I crack open a dragon and very arbitrarily try to stay in those colors. I can't really read signals so I just try to fight for some playable cards in those colors. Blue seemed kinda open but I mostly just sat there and didn't like my cards
Reversed again, Mogg was first |
I opened that card. It was in my colors! But I hadn't done a lot of thinking and it didn't seem THAT good. Now, looking back on it, completely crushing graveyard decks (definitely relevant), finding a great creature, blanking them on a draw step, and/or just gaining life is probably better than a two drop. Good to know!
I put together a deck that basically has zero synergies whatsoever.

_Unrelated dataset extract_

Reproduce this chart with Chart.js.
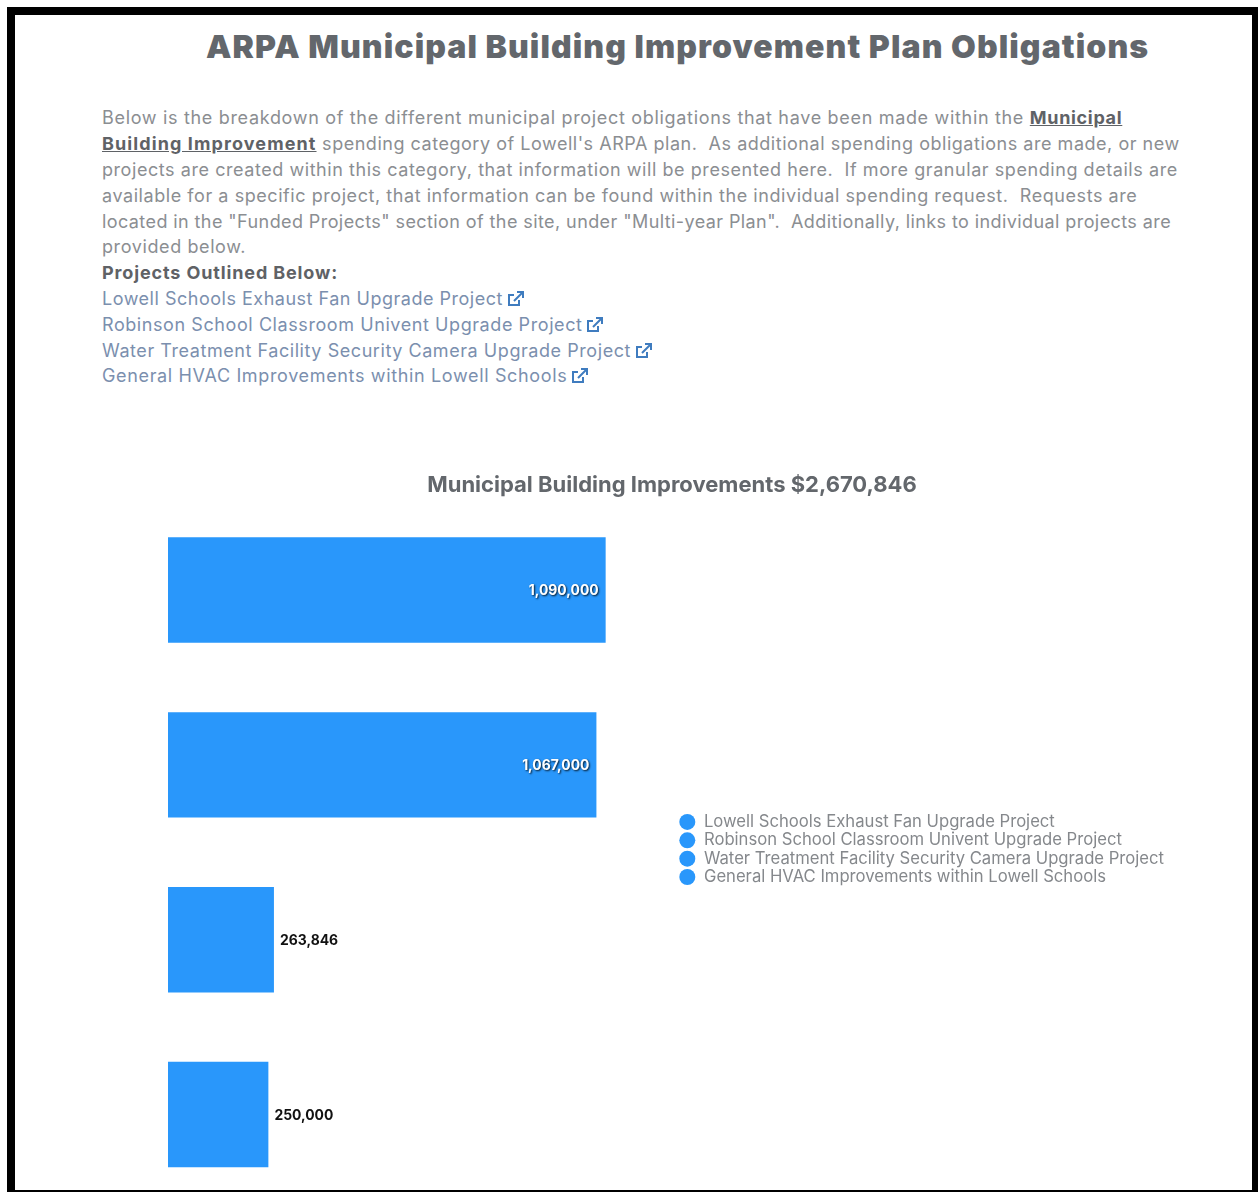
<!DOCTYPE html>
<html><head><meta charset="utf-8">
<script src="https://cdn.jsdelivr.net/npm/chart.js@4"></script>
<style>
html,body{margin:0;padding:0;background:#fff;width:1258px;height:1192px;overflow:hidden;font-family:Inter,sans-serif}
#frame{position:absolute;left:7px;top:7px;width:1251px;height:1185px;box-sizing:border-box;border:solid #000;border-width:8px 6px 2px 8px;z-index:5;pointer-events:none}
h1{position:absolute;left:206px;top:26px;margin:0;font-size:32px;line-height:42px;font-weight:900;letter-spacing:1.1px;color:#63676c;white-space:nowrap}
.l{position:absolute;left:102px;white-space:nowrap;font-size:18px;line-height:26px;color:#8b8e92;font-weight:400}
.l b{color:#5f6266;font-weight:700}.l b.u{text-decoration:underline}
.l b.w{letter-spacing:1.1px}
.l.a{color:#7b8fae}
.l svg{vertical-align:-2px;margin-left:4px}
#wrap{position:absolute;left:100px;top:460px;width:1143px;height:742px}
</style></head><body>
<div id="frame"></div>
<h1>ARPA Municipal Building Improvement Plan Obligations</h1>
<div id="text"></div>
<div id="wrap"><canvas id="c"></canvas></div>
<script>
const categories=["Lowell Schools Exhaust Fan Upgrade Project","Robinson School Classroom Univent Upgrade Project","Water Treatment Facility Security Camera Upgrade Project","General HVAC Improvements within Lowell Schools"];
const values=[1090000,1067000,263846,250000];
const chartTitle="Municipal Building Improvements $2,670,846";
const barColor="#2997fb";
const introLines=[
'Below is the breakdown of the different municipal project obligations that have been made within the <b class="u">Municipal</b>',
'<b class="u w">Building Improvement</b> spending category of Lowell\'s ARPA plan.&nbsp; As additional spending obligations are made, or new',
'projects are created within this category, that information will be presented here.&nbsp; If more granular spending details are',
'available for a specific project, that information can be found within the individual spending request.&nbsp; Requests are',
'located in the "Funded Projects" section of the site, under "Multi-year Plan".&nbsp; Additionally, links to individual projects are',
'provided below.',
'<b>Projects Outlined Below:</b>'];
const lineSpacing=[.68,.525,.56,.56,.41,.6,.87,.51,.58,.56,.65];
const icon='<svg width="17" height="16" viewBox="0 0 17 16" fill="none" stroke="#3f7cbf" stroke-width="2"><path d="M12 9v5H2V4h5"/><path d="M7 10 15 2M10 1h6v6"/></svg>';
const t=document.getElementById('text');let y=105.4;
const step=25.8;
introLines.concat(categories).forEach((s,i)=>{
  const d=document.createElement('div');
  const isLink=i>=introLines.length;
  d.className='l'+(isLink?' a':'');
  d.style.top=(y+i*step)+'px';
  d.style.letterSpacing=lineSpacing[i]+'px';
  d.innerHTML=s+(isLink?icon:'');
  t.appendChild(d);
});
const labelPlugin={id:'valueLabels',afterLayout(chart){
  const lg=chart.legend;
  lg.left-=2;lg.right-=2;lg.top+=18.5;lg.bottom+=18.5;
},afterDatasetsDraw(chart){
  const ctx=chart.ctx,meta=chart.getDatasetMeta(0);
  ctx.save();ctx.font='700 13.9px Inter';ctx.textBaseline='middle';
  meta.data.forEach((bar,i)=>{
    const txt=values[i].toLocaleString('en-US');
    const w=ctx.measureText(txt).width;
    if(bar.width>w*2){
      ctx.textAlign='right';ctx.fillStyle='#fff';
      ctx.shadowColor='rgba(0,0,0,.85)';ctx.shadowBlur=2;ctx.shadowOffsetX=1;ctx.shadowOffsetY=1;
      ctx.fillText(txt,bar.x-7,bar.y+1);
    }else{
      ctx.textAlign='left';ctx.fillStyle='#111';ctx.shadowColor='transparent';
      ctx.shadowBlur=0;ctx.shadowOffsetX=0;ctx.shadowOffsetY=0;
      ctx.fillText(txt,bar.x+6,bar.y+1);
    }
  });
  ctx.restore();
}};
new Chart(document.getElementById('c'),{
  type:'bar',
  data:{labels:categories,datasets:[{data:values,backgroundColor:barColor,barPercentage:1,categoryPercentage:0.603}]},
  options:{
    indexAxis:'y',responsive:true,maintainAspectRatio:false,animation:false,
    layout:{padding:{left:68,right:67,top:0,bottom:0}},
    scales:{x:{display:false,min:0,max:1273400},y:{display:false}},
    plugins:{
      tooltip:{enabled:false},
      title:{display:true,text:chartTitle,color:'#63676c',font:{family:'Inter',size:22,weight:'700'},padding:{top:12,bottom:4.2}},
      legend:{position:'right',labels:{
        font:{family:'Inter',size:16.65},color:'#85888c',usePointStyle:true,pointStyle:'circle',boxWidth:16.65,boxHeight:11.3,padding:1.7,
        generateLabels:()=>categories.map((c,i)=>({text:c,fillStyle:barColor,strokeStyle:barColor,lineWidth:0,pointStyle:'circle',index:i,hidden:false,fontColor:'#85888c'}))
      }}
    }
  },
  plugins:[labelPlugin]
});
</script></body></html>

Don't get me wrong, it's modern masters, there are some delicious cards
Despite being a relative pile, I go a *thoroughly* undeserved 2-1. I eke out a pair of 2-1 victories over some very good decks, where my two wins were by a hair's breadth and my loss was a pounding. I face off against Margo in the finals where she absolutely pummels me with a slick UB graveyard recursion.
So let's talk Modern Masters. It's pretty clearly an allied synergy deck with lots of splash potential to go into a shard. Each color has a base mechanic that pairs differently on either side. For example, green is king of the token creatures of all shapes and sizes. Except with white it's a populate deck with the big tokens while with red it does more of the conspire action with wee little tokens. So here's what I saw:
Graveyard
Tokens
Aggro & removal
ETBs
So each two-color pairing has mechanics like as follows:
Flicker ETB
Self-mill to graveyard
Aristocrats value sacrifice
Aggro hand-dump, go-wide
Populate tokens
With so much fixing, you can easily grab splash and really flesh it out. Golgari has some sweet sacrifice synergies, full Esper (WUB) goes a lot heavier on the control aspect with the WB options.
More on this later. I think I might be addicted to this format though. So many synergies!